Let’s see. Given a choice between a currency exchange at Harlem and Roosevelt and a pot dispensary, we’ll take cannabis any day of the week. In a surprising but welcome development, Forest Park has a crack at landing a third dispensary that would replace the currency exchange.

While a few immediate neighbors object, we don’t see much added traffic impact from a dispensary. And the bonus in local sales taxes would be notable and welcome. The Planning and Zoning Commission is rightly asking for more detailed plans, adjustments to in-and-out traffic patterns and a smaller sign.

With those changes, we are in full support.

That damn Harlem viaduct

If at first — or third, or seventh — you don’t succeed, then try, try again. That ought to be the mantra of the villages of Forest Park, River Forest and Oak Park as they finally scored a modest success in gaining state funding for a study of the obsolete bottleneck that is the Harlem Avenue viaduct at South Boulevard — or is it Circle Avenue, or Central Avenue, or North Boulevard?

The tangle of street names is a small indicator of the complexity of finding a path to finally fix what is so obviously a traffic snarl.

Three towns, a state route overseen by the Illinois Department of Transportation, a railroad bridge owned by the recalcitrant Union Pacific Railroad (UP) which carries freight traffic, and commuter traffic for the CTA and Metra. It is also the western terminus for the CTA’s Green Line.

So many stakeholders with competing needs and, in the case of the UP, selfish desires.

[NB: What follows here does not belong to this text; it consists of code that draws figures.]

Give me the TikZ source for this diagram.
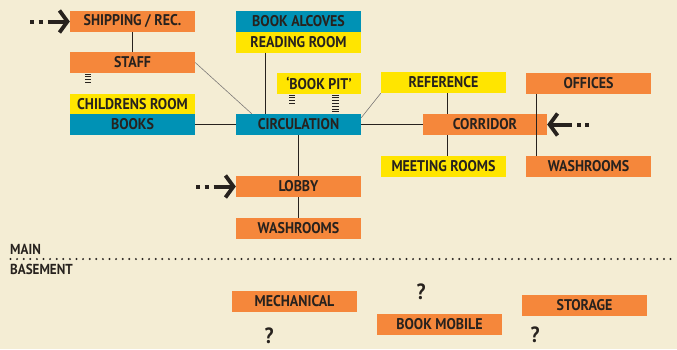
\documentclass[tikz,border=0pt]{standalone}
\usepackage{fontspec}
\setmainfont{PT Sans}[BoldFont={PT Sans Bold},BoldFeatures={FakeStretch=0.9}]
\usetikzlibrary{arrows.meta}
\definecolor{bg}{HTML}{F4EDD4}
\definecolor{org}{HTML}{F5873B}
\definecolor{blu}{HTML}{0092B5}
\definecolor{yel}{HTML}{FFE500}
\definecolor{ink}{HTML}{27221E}
\tikzset{
  room/.style={minimum width=125pt,minimum height=21pt,inner sep=0pt,text=ink,
    font=\fontsize{15.5}{17}\selectfont\bfseries},
  orange/.style={room,fill=org},
  blue/.style={room,fill=blu},
  yellow/.style={room,fill=yel},
  link/.style={draw=ink,line width=1pt},
  faint/.style={draw=ink!60,line width=0.6pt},
  entry/.style={draw=ink,line width=4pt,dash pattern=on 4pt off 4.5pt on 4pt off 5pt on 40pt,
    -{Straight Barb[length=8pt,width=22pt,line width=3.8pt]}},
  lab/.style={text=ink,font=\fontsize{14.5}{16}\selectfont\bfseries,anchor=west,inner sep=0pt},
  qm/.style={text=ink,font=\fontsize{22}{24}\selectfont\bfseries,inner sep=0pt}
}
\begin{document}
\begin{tikzpicture}[x=1pt,y=-1pt]
\fill[bg] (0,0) rectangle (677,349);
\useasboundingbox (0,0) rectangle (677,349);
% main floor
\node[orange] (ship) at (132.5,21.5) {SHIPPING / REC.};
\node[orange] (staff) at (132.5,62.5) {STAFF};
\node[yellow] (child) at (132.5,104) {CHILDRENS ROOM};
\node[blue] (books) at (132.5,124.5) {BOOKS};
\node[blue] (alc) at (298.5,21.5) {BOOK ALCOVES};
\node[yellow] (read) at (298.5,42) {READING ROOM};
\node[yellow,minimum width=84pt] (pit) at (319,83) {`BOOK PIT'};
\node[blue] (circ) at (298.5,124.5) {CIRCULATION};
\node[yellow] (ref) at (443.5,82.5) {REFERENCE};
\node[orange] (off) at (588.5,83) {OFFICES};
\node[orange,minimum width=124pt] (corr) at (485,124.5) {CORRIDOR};
\node[yellow] (meet) at (443.5,166.5) {MEETING ROOMS};
\node[orange] (wr1) at (588.5,166.5) {WASHROOMS};
\node[orange] (lobby) at (298.5,186.5) {LOBBY};
\node[orange] (wr2) at (298.5,228.5) {WASHROOMS};
% connectors
\draw[link] (ship.south) -- (staff.north);
\draw[link] (books.east) -- (circ.west);
\draw[link] (circ.east) -- (corr.west);
\draw[link] (read.south -| 265,0) -- (circ.north -| 265,0);
\draw[link] (circ.south) -- (lobby.north);
\draw[link] (lobby.south) -- (wr2.north);
\draw[link] (ref.south -| 447,0) -- (corr.north -| 447,0);
\draw[link] (corr.south -| 447,0) -- (meet.north -| 447,0);
\draw[link] (off.south -| 536,0) -- (wr1.north -| 536,0);
\draw[faint] (staff.east) -- ([xshift=16pt]circ.north west);
\draw[faint] ([yshift=-4pt]circ.north east) -- (ref.south west);
% entries
\coordinate (e1) at (30,21.5);
\coordinate (e2) at (589,124.5);
\coordinate (e3) at (196,186.5);
\draw[entry] (e1) -- (ship.west);
\draw[entry] (e2) -- (corr.east);
\draw[entry] (e3) -- (lobby.west);
% stairs
\foreach \k in {0,...,3} \draw[ink,line width=0.8pt] (85,{74+\k*2.8}) -- (91,{74+\k*2.8});
\foreach \k in {0,...,3} \draw[ink,line width=0.8pt] (289,{95+\k*2.8}) -- (295,{95+\k*2.8});
\foreach \k in {0,...,6} \draw[ink,line width=0.8pt] (332,{95+\k*2.8}) -- (339,{95+\k*2.8});
% floor divider
\node[lab] (main) at (10,249) {MAIN};
\node[lab] (base) at (10,269) {BASEMENT};
\draw[ink,line width=2.2pt,line cap=round,dash pattern=on 0pt off 6.6pt] (10.5,259) -- (677,259);
% basement
\node[orange] (mech) at (294.5,301.5) {MECHANICAL};
\node[orange] (mob) at (439.5,324.5) {BOOK MOBILE};
\node[orange] (stor) at (584.5,305.5) {STORAGE};
\node[qm] (q1) at (421,292) {?};
\node[qm] (q2) at (269,335.5) {?};
\node[qm] (q3) at (535,334.5) {?};
\end{tikzpicture}
\end{document}
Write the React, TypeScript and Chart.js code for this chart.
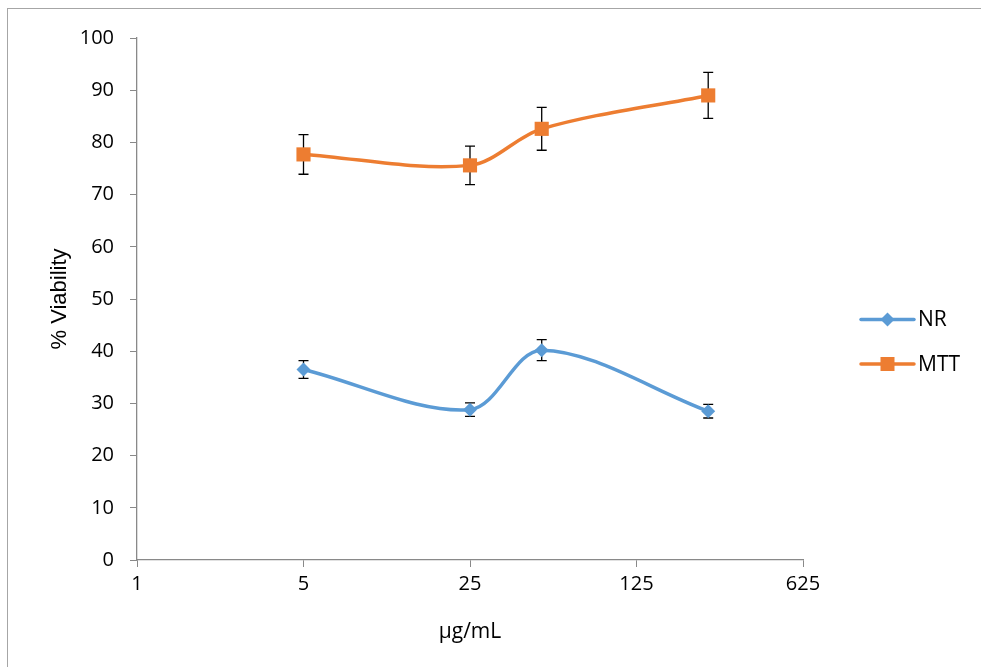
import React, { useEffect, useRef } from "react";
import { Chart, registerables } from "chart.js";

Chart.register(...registerables);

const concentrations = [5, 25, 50, 250];
const xTicks = [1, 5, 25, 125, 625];
const nrValues = [36.5, 28.8, 40.2, 28.5];
const nrErrors = [1.7, 1.3, 2.0, 1.3];
const mttValues = [77.7, 75.6, 82.6, 89.0];
const mttErrors = [3.8, 3.7, 4.1, 4.4];
const seriesNames = ["NR", "MTT"];
const xTitle = "µg/mL";
const yTitle = "% Viability";

const AXIS_COLOR = "#898989";
const NR_COLOR = "#5B9BD5";
const MTT_COLOR = "#ED7D31";
const TICK_FONT = "'Open Sans', 'Noto Sans', sans-serif";

const errorBarPlugin = {
  id: "errorBars",
  beforeDatasetsDraw(chart: any) {
    const ctx = chart.ctx;
    const xs = chart.scales.x;
    const ys = chart.scales.y;
    ctx.save();
    ctx.strokeStyle = "#000";
    ctx.lineWidth = 1.3;
    chart.data.datasets.forEach((ds: any) => {
      const errs: number[] = ds.errors || [];
      ds.data.forEach((p: any, i: number) => {
        const e = errs[i];
        if (e == null) return;
        const x = xs.getPixelForValue(p.x);
        const y1 = ys.getPixelForValue(p.y - e);
        const y2 = ys.getPixelForValue(p.y + e);
        ctx.beginPath();
        ctx.moveTo(x, y1);
        ctx.lineTo(x, y2);
        ctx.moveTo(x - 5, y1);
        ctx.lineTo(x + 5, y1);
        ctx.moveTo(x - 5, y2);
        ctx.lineTo(x + 5, y2);
        ctx.stroke();
      });
    });
    ctx.restore();
  },
};

const legendPlugin = {
  id: "customLegend",
  afterDraw(chart: any) {
    const ctx = chart.ctx;
    const rows = [319.5, 364];
    ctx.save();
    chart.data.datasets.forEach((ds: any, i: number) => {
      const y = rows[i];
      const x1 = 861;
      const x2 = 914;
      ctx.strokeStyle = ds.borderColor;
      ctx.lineWidth = ds.borderWidth;
      ctx.lineCap = "round";
      ctx.beginPath();
      ctx.moveTo(x1, y);
      ctx.lineTo(x2, y);
      ctx.stroke();
      ctx.fillStyle = ds.backgroundColor;
      const cx = (x1 + x2) / 2;
      ctx.beginPath();
      if (ds.pointStyle === "rect") {
        ctx.rect(cx - 7, y - 7, 14, 14);
      } else {
        ctx.moveTo(cx, y - 7);
        ctx.lineTo(cx + 7, y);
        ctx.lineTo(cx, y + 7);
        ctx.lineTo(cx - 7, y);
        ctx.closePath();
      }
      ctx.fill();
      ctx.fillStyle = "#000";
      ctx.font = `21px ${TICK_FONT}`;
      ctx.textBaseline = "middle";
      ctx.textAlign = "left";
      ctx.fillText(ds.label, 918, y + 1);
    });
    ctx.restore();
  },
};

export default function App() {
  const ref = useRef<HTMLCanvasElement | null>(null);

  useEffect(() => {
    if (!ref.current) return;
    const chart = new Chart(ref.current, {
      type: "line",
      data: {
        datasets: [
          {
            label: seriesNames[0],
            data: concentrations.map((c, i) => ({ x: c, y: nrValues[i] })),
            errors: nrErrors,
            borderColor: NR_COLOR,
            backgroundColor: NR_COLOR,
            borderWidth: 3.5,
            pointStyle: "rectRot",
            pointRadius: 7,
            pointBorderWidth: 0,
            tension: 0.33,
          } as any,
          {
            label: seriesNames[1],
            data: concentrations.map((c, i) => ({ x: c, y: mttValues[i] })),
            errors: mttErrors,
            borderColor: MTT_COLOR,
            backgroundColor: MTT_COLOR,
            borderWidth: 3.5,
            pointStyle: "rect",
            pointRadius: 10,
            pointBorderWidth: 0,
            tension: 0.33,
          } as any,
        ],
      },
      options: {
        animation: false,
        responsive: false,
        maintainAspectRatio: false,
        layout: { padding: { top: 38, right: 178, left: 0, bottom: 0 } },
        plugins: {
          legend: { display: false },
          tooltip: { enabled: false },
        },
        scales: {
          x: {
            type: "logarithmic",
            min: 1,
            max: 625,
            afterBuildTicks(scale: any) {
              scale.ticks = xTicks.map((v) => ({ value: v }));
            },
            afterFit(scale: any) {
              scale.height = 107;
            },
            grid: {
              drawOnChartArea: false,
              drawTicks: true,
              tickLength: 7,
              color: AXIS_COLOR,
            },
            border: { display: true, color: AXIS_COLOR, width: 1.3 },
            ticks: {
              autoSkip: false,
              maxRotation: 0,
              padding: 5,
              color: "#000",
              font: { family: TICK_FONT, size: 20 },
              callback: (v: any) => String(v),
            },
            title: {
              display: true,
              text: xTitle,
              color: "#000",
              font: { family: TICK_FONT, size: 21 },
              padding: { top: 0, bottom: 22 },
            },
          },
          y: {
            type: "linear",
            min: 0,
            max: 100,
            afterFit(scale: any) {
              scale.width = 137;
            },
            grid: {
              drawOnChartArea: false,
              drawTicks: true,
              tickLength: 7,
              color: AXIS_COLOR,
            },
            border: { display: true, color: AXIS_COLOR, width: 1.3 },
            ticks: {
              stepSize: 10,
              padding: 16,
              color: "#000",
              font: { family: TICK_FONT, size: 20 },
            },
            title: {
              display: true,
              text: yTitle,
              color: "#000",
              font: { family: "'Liberation Sans', Arial, sans-serif", size: 22 },
              padding: { top: 47, bottom: 0 },
            },
          },
        },
      },
      plugins: [errorBarPlugin, legendPlugin],
    });
    return () => chart.destroy();
  }, []);

  return (
    <div style={{ position: "fixed", left: 0, top: 0, width: 981, height: 667, background: "#fff" }}>
      <div
        style={{
          position: "absolute",
          left: 7,
          top: 8,
          width: 1000,
          height: 700,
          borderTop: "1.5px solid #a6a6a6",
          borderLeft: "1.5px solid #a6a6a6",
        }}
      />
      <canvas ref={ref} width={981} height={667} style={{ position: "absolute", left: 0, top: 0 }} />
    </div>
  );
}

The railroad, which has owned the train trestle and the Harlem bridge for a century, has pre-demanded that its cooperation in the rebuilding is contingent on IDOT accepting ownership of the new bridge and being responsible for its upkeep forevermore.

River Forest won the planning grant from the Illinois Department of Commerce and Economic Opportunity. And it has now let a contract with an engineering firm that will work to update the last planning done on this project, which dates back to 2008. The hope is that when there is a completed Phase 1 plan, it will open doors at the state and federal level to provide the considerable funding needed. Last year there was an estimate of $30 million to reconstruct this viaduct — i.e., lowering Harlem a bit to improve truck clearances, getting rid of the space-eating central piers, etc.

There are other notable logistical issues. One is the desire of the CTA to continue to use its western terminus throughout a lengthy construction cycle. They suggest work should be done only during off hours. That would create an endless project that could wreak havoc for both motorists and retailers adjacent to the viaduct.

Someday, somehow this viaduct needs to be completely remade. The challenges to getting there are many. Good that our three villages are united in this effort.